Ninguno de ellos tampoco, nadie en realidad, hace saltar la alarma del chip que revela si en algún momento mantienen los dos pies en el aire, es decir, corren más que andan. “Es una prueba experimental”, explica Javier Rosell, profesor de la Universitat Politècnica de Catalunya y diseñador del instrumento, que controla desde su ordenador los datos que envían vía bluetooth los pies de los atletas que lo portan. “Queremos demostrar que funciona y que es útil como medio objetivo de determinar la validez de la marcha. Lo que el ojo humano de los jueces no pueden apreciar, el chip lo hace. Podría ya ser utilizado oficialmente, pero antes la federación internacional debe regularlo, fijar el umbral, las centésimas de segundo de ambos pies volando, 50, 40, las que sean, que determinen que es marcha irregular, y cuántas veces, en qué plazo…”

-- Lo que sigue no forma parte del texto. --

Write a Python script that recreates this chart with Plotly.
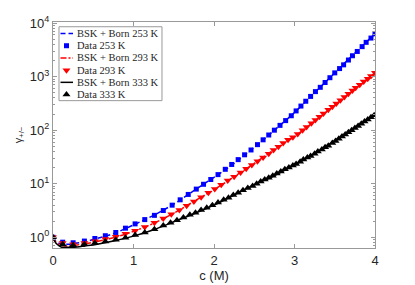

Menos optimista en cuanto la cercanía de su uso es Luis Saladíe, sabio de la marcha, una especialidad con un problema de credibilidad que afecta a su lugar en Mundiales y Juegos Olímpicos, y directivo de la federación española. “Antes de aplicar la tecnología, debemos decidir qué marcha queremos”, explica, mientras observa cómo cuesta abajo en la Gran Vía marchadores y marchadoras no tienen más remedio que correr. “O la marcha tradicional, de hace 40, 50 años, o la actual, mucho más rápida. La marcha de 16 kilómetros por hora o la de 14… Y después, fijar el umbral del chip… Hay que buscar un consenso con todas las escuelas de marcha, la italiana, la china, la japonesa, la española… Y creo que hasta 2029 no será posible”.
Más pegados al día, y al asfalto madrileño recalentado al sol del mediodía, los marchistas celebran el fin de la competición aplaudiendo a su anfitrión y organizador del Gran Premio, el marchista madrileño Diego García, que termina su actuación 1m 38s más tarde que Yamanishi.